From the listing below, tally the lines that include "code". Return only the total.

[START Information supplied]

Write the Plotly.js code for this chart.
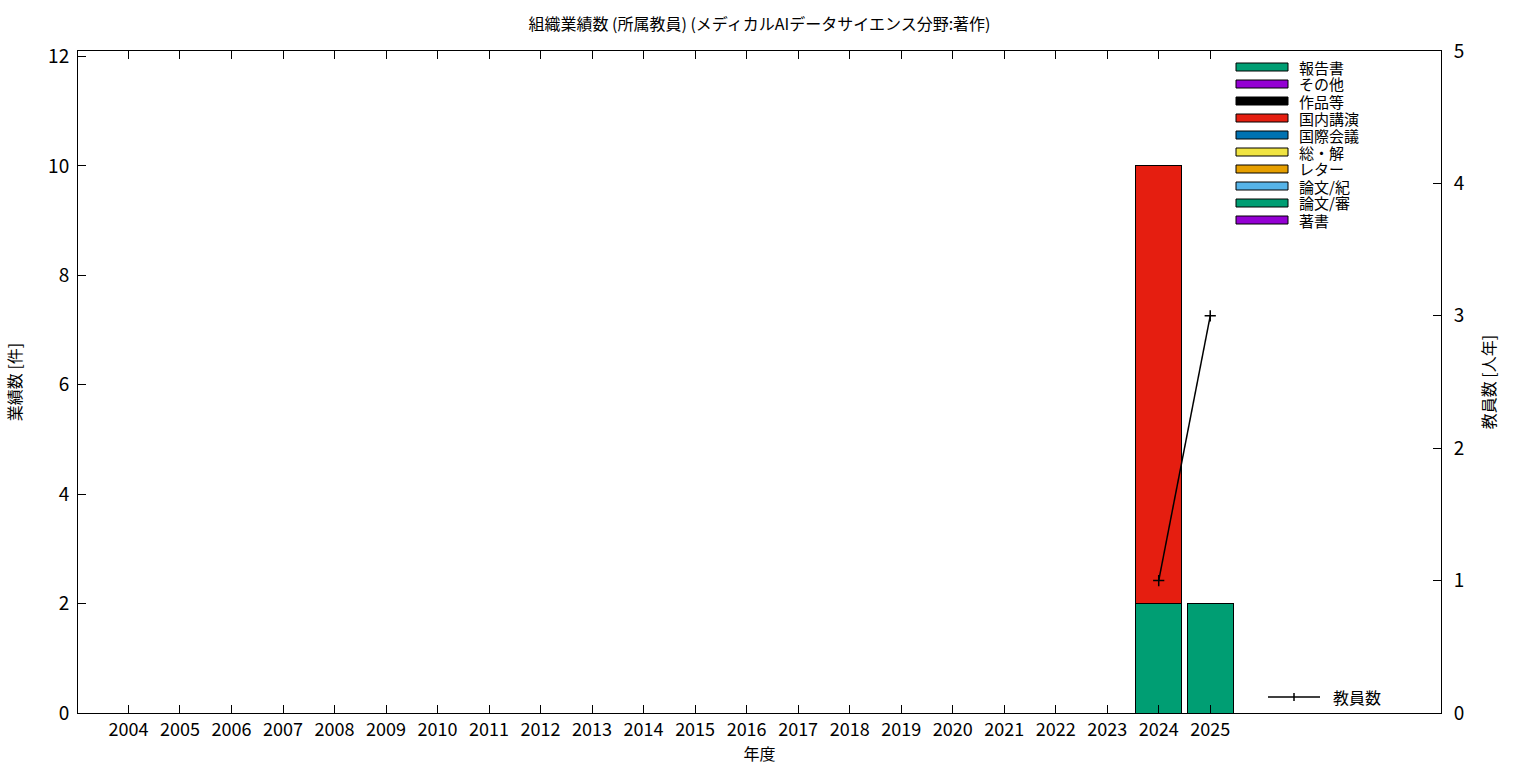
<!DOCTYPE html>
<html>
<head>
<meta charset="utf-8">
<script src="https://cdn.plot.ly/plotly-3.0.1.min.js"></script>
<style>html,body{margin:0;padding:0;background:#fff;}#chart{width:1536px;height:768px;}</style>
</head>
<body>
<div id="chart"></div>
<script>
const years = ['2004','2005','2006','2007','2008','2009','2010','2011','2012','2013','2014','2015','2016','2017','2018','2019','2020','2021','2022','2023','2024','2025'];
// stacked from bottom to top
const seriesNames = ['著書','論文/審','論文/紀','レター','総・解','国際会議','国内講演','作品等','その他','報告書'];
const seriesColors = ['#9400d3','#009e73','#56b4e9','#e69f00','#f0e442','#0072b2','#e51e10','#000000','#9400d3','#009e73'];
const chosho   = [0,0,0,0,0,0,0,0,0,0,0,0,0,0,0,0,0,0,0,0,0,0];
const ronbunShin = [0,0,0,0,0,0,0,0,0,0,0,0,0,0,0,0,0,0,0,0,2,2];
const ronbunKi = [0,0,0,0,0,0,0,0,0,0,0,0,0,0,0,0,0,0,0,0,0,0];
const letter   = [0,0,0,0,0,0,0,0,0,0,0,0,0,0,0,0,0,0,0,0,0,0];
const soukai   = [0,0,0,0,0,0,0,0,0,0,0,0,0,0,0,0,0,0,0,0,0,0];
const kokusai  = [0,0,0,0,0,0,0,0,0,0,0,0,0,0,0,0,0,0,0,0,0,0];
const kokunai  = [0,0,0,0,0,0,0,0,0,0,0,0,0,0,0,0,0,0,0,0,8,0];
const sakuhin  = [0,0,0,0,0,0,0,0,0,0,0,0,0,0,0,0,0,0,0,0,0,0];
const sonota   = [0,0,0,0,0,0,0,0,0,0,0,0,0,0,0,0,0,0,0,0,0,0];
const houkoku  = [0,0,0,0,0,0,0,0,0,0,0,0,0,0,0,0,0,0,0,0,0,0];
const staff    = [null,null,null,null,null,null,null,null,null,null,null,null,null,null,null,null,null,null,null,null,1,3];
const staffName = '教員数';
const titleText = '組織業績数 (所属教員) (メディカルAIデータサイエンス分野:著作)';

const seriesValues = [chosho, ronbunShin, ronbunKi, letter, soukai, kokusai, kokunai, sakuhin, sonota, houkoku];
const xs = years.map((y,i)=>i);
const FONT = '"Noto Sans CJK JP", "Noto Sans", sans-serif';

const traces = seriesNames.map((name, k) => ({
  type: 'bar', name: name, x: xs,
  y: seriesValues[k].map(v => v === 0 ? null : v),
  width: 0.9,
  marker: {color: seriesColors[k], line: {color: '#000', width: 1}},
  showlegend: false
}));
traces.push({
  type: 'scatter', mode: 'lines+markers', name: staffName, x: xs, y: staff, yaxis: 'y2',
  line: {color: '#000', width: 1.5},
  marker: {symbol: 'cross-thin', size: 8, color: '#000', line: {color: '#000', width: 1.5}},
  showlegend: false, connectgaps: false
});

// custom legend (gnuplot style)
const L = 78, R = 1441, T = 51, B = 713;
const px = x => (x - L) / (R - L);
const py = y => (B - y) / (B - T);
const shapes = [];
const annotations = [];
const legendOrder = seriesNames.map((n,i)=>i).reverse();
legendOrder.forEach((k, row) => {
  const cy = 67 + row * 17;
  shapes.push({type:'rect', xref:'paper', yref:'paper', x0: px(1236), x1: px(1288), y0: py(cy+4), y1: py(cy-4),
    fillcolor: seriesColors[k], line:{color:'#000', width:1}});
  annotations.push({xref:'paper', yref:'paper', x: px(1297), y: py(cy), xanchor:'left', yanchor:'middle',
    text: seriesNames[k], showarrow:false, font:{family:FONT, size:15, color:'#000'}});
});
shapes.push({type:'line', xref:'paper', yref:'paper', x0: px(1268), x1: px(1320), y0: py(697), y1: py(697), line:{color:'#000', width:1.5}});
shapes.push({type:'line', xref:'paper', yref:'paper', x0: px(1294), x1: px(1294), y0: py(693), y1: py(701), line:{color:'#000', width:1.5}});
annotations.push({xref:'paper', yref:'paper', x: px(1331), y: py(697), xanchor:'left', yanchor:'middle',
  text: staffName, showarrow:false, font:{family:FONT, size:16, color:'#000'}});

const layout = {
  width: 1536, height: 768,
  margin: {l: 78, r: 95, t: 51, b: 55},
  paper_bgcolor: '#fff', plot_bgcolor: '#fff',
  barmode: 'stack',
  font: {family: FONT, color: '#000', size: 16},
  title: {text: titleText, x: 0.5, xref:'paper', y: 0.968, yanchor:'middle', font: {family: FONT, size: 16, color:'#000'}},
  xaxis: {
    range: [-0.98, 25.48], tickvals: xs, ticktext: years,
    ticks: 'inside', ticklen: 8, tickwidth: 1, tickcolor: '#000',
    showline: true, linecolor: '#000', linewidth: 1, mirror: 'ticks',
    showgrid: false, zeroline: false,
    tickfont: {family: FONT, size: 18},
    title: {text: '年度', font: {family: FONT, size: 16}, standoff: 6}
  },
  yaxis: {
    range: [0, 12.1], tickvals: [0,2,4,6,8,10,12],
    ticks: 'inside', ticklen: 8, tickwidth: 1, tickcolor: '#000',
    showline: true, linecolor: '#000', linewidth: 1, mirror: true,
    showgrid: false, zeroline: false,
    tickfont: {family: FONT, size: 19},
    ticklabelstandoff: 4,
    title: {text: '業績数 [件]', font: {family: FONT, size: 16}, standoff: 22}
  },
  yaxis2: {
    range: [0, 5], tickvals: [0,1,2,3,4,5], overlaying: 'y', side: 'right',
    ticks: 'inside', ticklen: 8, tickwidth: 1, tickcolor: '#000',
    showline: true, linecolor: '#000', linewidth: 1,
    showgrid: false, zeroline: false,
    tickfont: {family: FONT, size: 19},
    ticklabelstandoff: 8,
    title: {text: '教員数 [人年]', font: {family: FONT, size: 16}, standoff: 20}
  },
  shapes: shapes,
  annotations: annotations
};

Plotly.newPlot('chart', traces, layout, {staticPlot: true});
</script>
</body>
</html>
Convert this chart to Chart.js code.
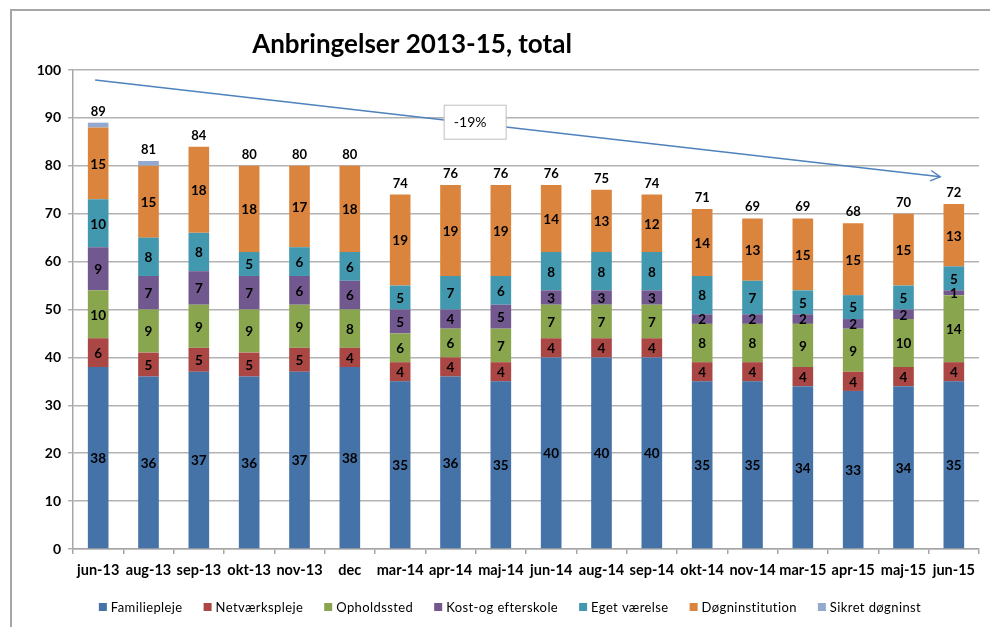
<!DOCTYPE html>
<html><head><meta charset="utf-8">
<script src="https://cdn.jsdelivr.net/npm/chart.js@4"></script>
<style>html,body{margin:0;padding:0;background:#fff;overflow:hidden;}</style>
</head><body><canvas id="c" width="990" height="627"></canvas>
<script>
const categories = ['jun-13','aug-13','sep-13','okt-13','nov-13','dec','mar-14','apr-14','maj-14','jun-14','aug-14','sep-14','okt-14','nov-14','mar-15','apr-15','maj-15','jun-15'];
const familiepleje    = [38,36,37,36,37,38,35,36,35,40,40,40,35,35,34,33,34,35];
const netvaerkspleje  = [6,5,5,5,5,4,4,4,4,4,4,4,4,4,4,4,4,4];
const opholdssted     = [10,9,9,9,9,8,6,6,7,7,7,7,8,8,9,9,10,14];
const kostEfterskole  = [9,7,7,7,6,6,5,4,5,3,3,3,2,2,2,2,2,1];
const egetVaerelse    = [10,8,8,5,6,6,5,7,6,8,8,8,8,7,5,5,5,5];
const doegninstitution= [15,15,18,18,17,18,19,19,19,14,13,12,14,13,15,15,15,13];
const sikretDoegninst = [1,1,0,0,0,0,0,0,0,0,0,0,0,0,0,0,0,0];
const yTicks = [0,10,20,30,40,50,60,70,80,90,100];
const chartTitle = 'Anbringelser 2013-15, total';
// trend arrow in data coordinates: [category index, value]
const trendStart = [-0.06, 97.9];
const trendEnd   = [16.73, 77.7];
const trendLabelAt = [7.49, 89.1];
const trendLabel = '-19%';

const FONT = 'Lato, "Open Sans", "DejaVu Sans", sans-serif';
const seriesNames = ['Familiepleje','Netværkspleje','Opholdssted','Kost-og efterskole','Eget værelse','Døgninstitution','Sikret døgninst'];
const seriesData = [familiepleje,netvaerkspleje,opholdssted,kostEfterskole,egetVaerelse,doegninstitution,sikretDoegninst];
const seriesColors = ['#4572A7','#AA4643','#89A54E','#71588F','#4198AF','#DB843D','#93A9CF'];
const labelled = [true,true,true,true,true,true,false];

const overlay = {
  id:'overlay',
  beforeDraw(chart){
    const c = chart.ctx;
    c.save();
    c.fillStyle = '#fff';
    c.fillRect(0,0,chart.width,chart.height);
    c.strokeStyle = '#a6a6a6';
    c.lineWidth = 2;
    c.strokeRect(11,10,1100,800);
    c.restore();
  },
  afterDatasetsDraw(chart){
    const c = chart.ctx;
    c.save();
    c.textAlign = 'center';
    c.textBaseline = 'middle';
    c.fillStyle = '#000';
    c.font = 'bold 13.5px ' + FONT;
    chart.data.datasets.forEach((ds, di) => {
      if (!labelled[di]) return;
      const meta = chart.getDatasetMeta(di);
      meta.data.forEach((el, i) => {
        const v = ds.data[i];
        if (!v) return;
        c.fillText(String(v), el.x, (el.y + el.base) / 2 + 1);
      });
    });
    // totals
    c.font = 'bold 13px ' + FONT;
    c.textBaseline = 'alphabetic';
    categories.forEach((cat, i) => {
      let top = null, total = 0;
      chart.data.datasets.forEach((ds, di) => {
        total += ds.data[i];
        if (ds.data[i] > 0) top = chart.getDatasetMeta(di).data[i];
      });
      if (top) c.fillText(String(total), top.x, top.y - 7);
    });
    c.restore();
  },
  afterDraw(chart){
    const c = chart.ctx;
    const xs = chart.scales.x, ys = chart.scales.y;
    const px = v => xs.getPixelForValue(0) + v * (xs.getPixelForValue(1) - xs.getPixelForValue(0));
    c.save();
    // title
    c.fillStyle = '#000';
    c.font = 'bold 26px ' + FONT;
    c.textAlign = 'center';
    c.textBaseline = 'middle';
    c.fillText(chartTitle, 412, 45);
    // trend arrow
    const x1 = px(trendStart[0]), y1 = ys.getPixelForValue(trendStart[1]);
    const x2 = px(trendEnd[0]), y2 = ys.getPixelForValue(trendEnd[1]);
    c.strokeStyle = '#4F81BD';
    c.lineWidth = 1.4;
    c.beginPath(); c.moveTo(x1,y1); c.lineTo(x2,y2); c.stroke();
    const ang = Math.atan2(y2-y1, x2-x1);
    const L = 11, A = 0.5;
    c.beginPath();
    c.moveTo(x2 - L*Math.cos(ang - A), y2 - L*Math.sin(ang - A));
    c.lineTo(x2, y2);
    c.lineTo(x2 - L*Math.cos(ang + A), y2 - L*Math.sin(ang + A));
    c.stroke();
    // label box
    const bx = px(trendLabelAt[0]), by = ys.getPixelForValue(trendLabelAt[1]);
    c.fillStyle = '#fff';
    c.fillRect(bx-31, by-17, 62, 34);
    c.strokeStyle = '#bfbfbf';
    c.lineWidth = 1;
    c.strokeRect(bx-31, by-17, 62, 34);
    c.fillStyle = '#000';
    c.font = '14px ' + FONT;
    c.fillText(trendLabel, bx-5, by);
    // legend
    c.font = '13px ' + FONT;
    c.letterSpacing = '0.4px';
    c.textAlign = 'left';
    const box = 8, gapText = 4, gapItem = 21;
    const widths = seriesNames.map(n => box + gapText + c.measureText(n).width);
    const total = widths.reduce((a,b)=>a+b,0) + gapItem*(seriesNames.length-1);
    let x = 510 - total/2;
    const ly = 607;
    seriesNames.forEach((n, i) => {
      c.fillStyle = seriesColors[i];
      c.fillRect(x, ly-4, box, box);
      c.fillStyle = '#000';
      c.fillText(n, x + box + gapText, ly + 1);
      x += widths[i] + gapItem;
    });
    c.restore();
  }
};

new Chart(document.getElementById('c'), {
  type: 'bar',
  data: {
    labels: categories,
    datasets: seriesNames.map((n, i) => ({
      label: n,
      data: seriesData[i],
      backgroundColor: seriesColors[i],
      borderWidth: 0,
      barPercentage: 0.41,
      categoryPercentage: 1.0
    }))
  },
  options: {
    responsive: false,
    animation: false,
    layout: { padding: { top: 70, right: 11, left: 0, bottom: 0 } },
    plugins: { legend: { display: false }, title: { display: false }, tooltip: { enabled: false } },
    scales: {
      x: {
        stacked: true,
        offset: true,
        grid: { display: true, drawOnChartArea: false, drawTicks: true, tickLength: 5, color: '#a6a6a6', lineWidth: 1.5, offset: true },
        border: { color: '#a6a6a6', width: 1.5 },
        ticks: { font: { family: FONT, size: 14.5, weight: 'bold' }, color: '#000', padding: 8, autoSkip: false, maxRotation: 0 },
        afterFit(s) { s.height = 78; }
      },
      y: {
        stacked: true,
        min: 0, max: 100,
        afterBuildTicks(s) { s.ticks = yTicks.map(v => ({ value: v })); },
        ticks: { font: { family: FONT, size: 14, weight: 'bold' }, color: '#000', padding: 7 },
        grid: { color: '#b3b3b3', lineWidth: 1.5, tickLength: 5, drawTicks: true },
        border: { color: '#a6a6a6', width: 1.5 },
        afterFit(s) { s.width = 73; }
      }
    }
  },
  plugins: [overlay]
});
</script>
</body></html>
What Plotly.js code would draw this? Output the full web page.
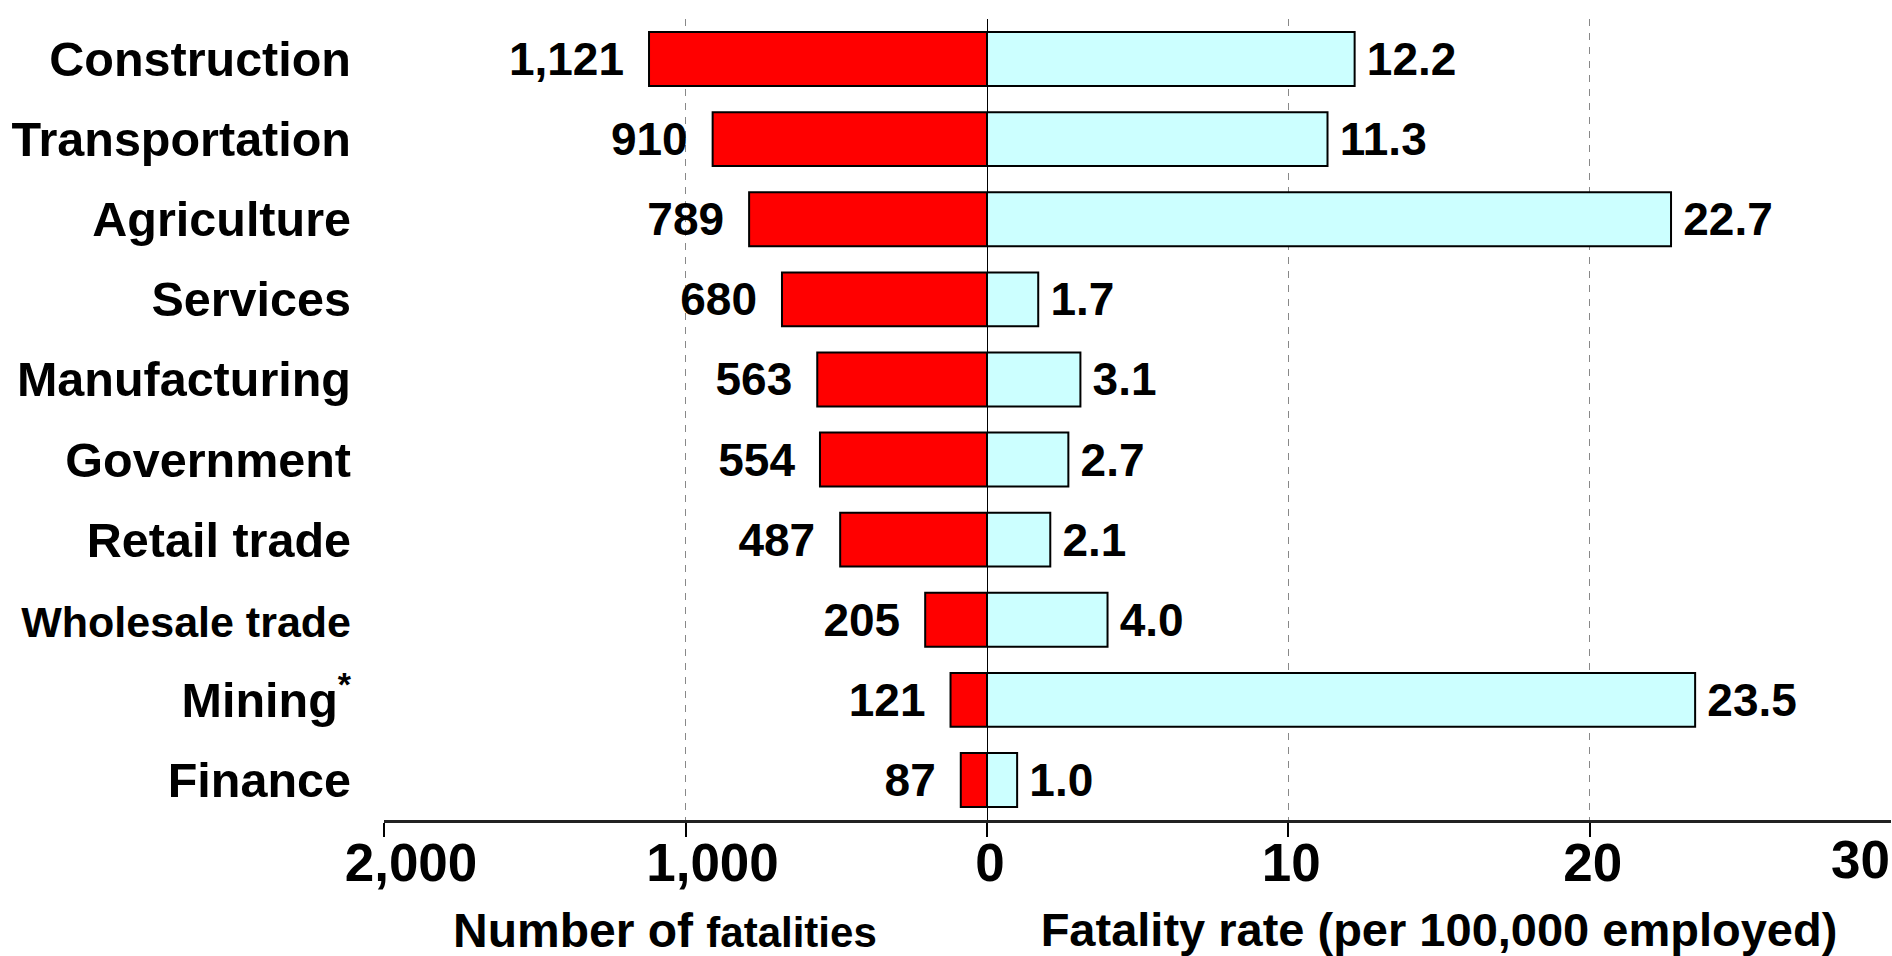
<!DOCTYPE html>
<html>
<head>
<meta charset="utf-8">
<script src="https://cdn.plot.ly/plotly-3.0.1.min.js"></script>
<style>
html, body { margin: 0; padding: 0; background: #ffffff; }
#chart { width: 1892px; height: 956px; }
</style>
</head>
<body>
<div id="chart"></div>
<script>
const categories = ["Construction", "Transportation", "Agriculture", "Services", "Manufacturing",
  "Government", "Retail trade", "Wholesale trade", "Mining<sup>*</sup>", "Finance"];
const fatalities = [1121, 910, 789, 680, 563, 554, 487, 205, 121, 87];
const fatalityRate = [12.2, 11.3, 22.7, 1.7, 3.1, 2.7, 2.1, 4.0, 23.5, 1.0];

const leftTickVals = [2000, 1000];
const leftTickText = ["2,000", "1,000"];
const rightTickVals = [0, 10, 20];
const rightTickText = ["0", "10", "20"];
const edgeTickVals = [30];
const edgeTickText = ["30"];

const FONT = "Liberation Sans, Arial, Helvetica, sans-serif";
const NB = "\u00a0";
const catText = categories.map(c => c === "Wholesale trade"
  ? "<span style='font-size:43px'>" + c + "</span>" : c);

const traces = [
  {
    type: "bar", orientation: "h",
    y: categories, x: fatalities,
    xaxis: "x", yaxis: "y",
    marker: { color: "#FF0000", line: { color: "#000000", width: 2 } },
    texttemplate: "%{x:,}\u2009" + NB, textposition: "outside", cliponaxis: false,
    constraintext: "none",
    textfont: { family: FONT, size: 46, color: "#000000", weight: "bold" },
    hoverinfo: "skip", showlegend: false
  },
  {
    type: "bar", orientation: "h",
    y: categories, x: fatalityRate,
    xaxis: "x2", yaxis: "y",
    marker: { color: "#CCFFFF", line: { color: "#000000", width: 2 } },
    texttemplate: "\u2009%{x:.1f}", textposition: "outside", cliponaxis: false,
    constraintext: "none",
    textfont: { family: FONT, size: 46, color: "#000000", weight: "bold" },
    hoverinfo: "skip", showlegend: false
  },
  {
    type: "scatter", mode: "none", x: [30], y: [categories[0]],
    xaxis: "x3", yaxis: "y", hoverinfo: "skip", showlegend: false
  }
];

const split = 603 / 1507;
const tickFont = { family: FONT, size: 53, color: "#000000", weight: "bold" };

const layout = {
  width: 1892, height: 956,
  margin: { l: 384, r: 1, t: 19, b: 136, pad: 0 },
  paper_bgcolor: "#ffffff", plot_bgcolor: "#ffffff",
  font: { family: FONT, color: "#000000", weight: "bold" },
  bargap: 0.327,
  xaxis: {
    domain: [0, split], range: [2000, 0], anchor: "y",
    tickvals: leftTickVals, ticktext: leftTickText,
    tickfont: tickFont, ticklabelstandoff: -19, ticklabelshift: -27,
    ticks: "outside", ticklen: 14, tickwidth: 2, tickcolor: "#000000",
    showline: true, linecolor: "#222222", linewidth: 2.5,
    showgrid: true, gridcolor: "#888888", gridwidth: 1.5, griddash: "7px,7px",
    zeroline: false
  },
  xaxis2: {
    domain: [split, 1], range: [0, 30], anchor: "y",
    tickvals: rightTickVals, ticktext: rightTickText,
    tickfont: tickFont, ticklabelstandoff: -19, ticklabelshift: 3,
    ticks: "outside", ticklen: 14, tickwidth: 2, tickcolor: "#000000",
    showline: true, linecolor: "#222222", linewidth: 2.5,
    showgrid: true, gridcolor: "#888888", gridwidth: 1.5, griddash: "7px,7px",
    zeroline: false,
    title: {
      text: "Fatality rate (per 100,000 employed)",
      font: { family: FONT, size: 47, color: "#000000", weight: "bold" },
      standoff: 41
    }
  },
  xaxis3: {
    overlaying: "x2", range: [0, 30], anchor: "y", side: "bottom",
    tickvals: edgeTickVals, ticktext: edgeTickText,
    tickfont: tickFont, ticklabelstandoff: -7,
    ticks: "outside", ticklen: 14, tickwidth: 2, tickcolor: "rgba(0,0,0,0)",
    ticklabelposition: "outside left",
    showline: false, showgrid: false, zeroline: false
  },
  yaxis: {
    type: "category", autorange: "reversed",
    categoryorder: "array", categoryarray: categories,
    tickvals: categories, ticktext: catText,
    tickfont: { family: FONT, size: 48.5, color: "#000000", weight: "bold" },
    ticks: "", ticklabelstandoff: 32,
    showline: false, showgrid: false, zeroline: false
  },
  annotations: [
    {
      text: "Number of <span style='font-size:42px'>fatalities</span>",
      xref: "paper", yref: "paper", x: 0.1865, y: -0.1373,
      xanchor: "center", yanchor: "middle", showarrow: false,
      height: 50, valign: "middle", borderpad: 0,
      font: { family: FONT, size: 48, color: "#000000", weight: "bold" }
    }
  ],
  shapes: [
    { type: "line", xref: "x2", yref: "paper", x0: 0, x1: 0, y0: 0, y1: 1,
      line: { color: "#000000", width: 2 }, layer: "above" }
  ]
};

Plotly.newPlot("chart", traces, layout, { staticPlot: true, displayModeBar: false });
</script>
</body>
</html>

[END Information supplied]

| Task solution |
3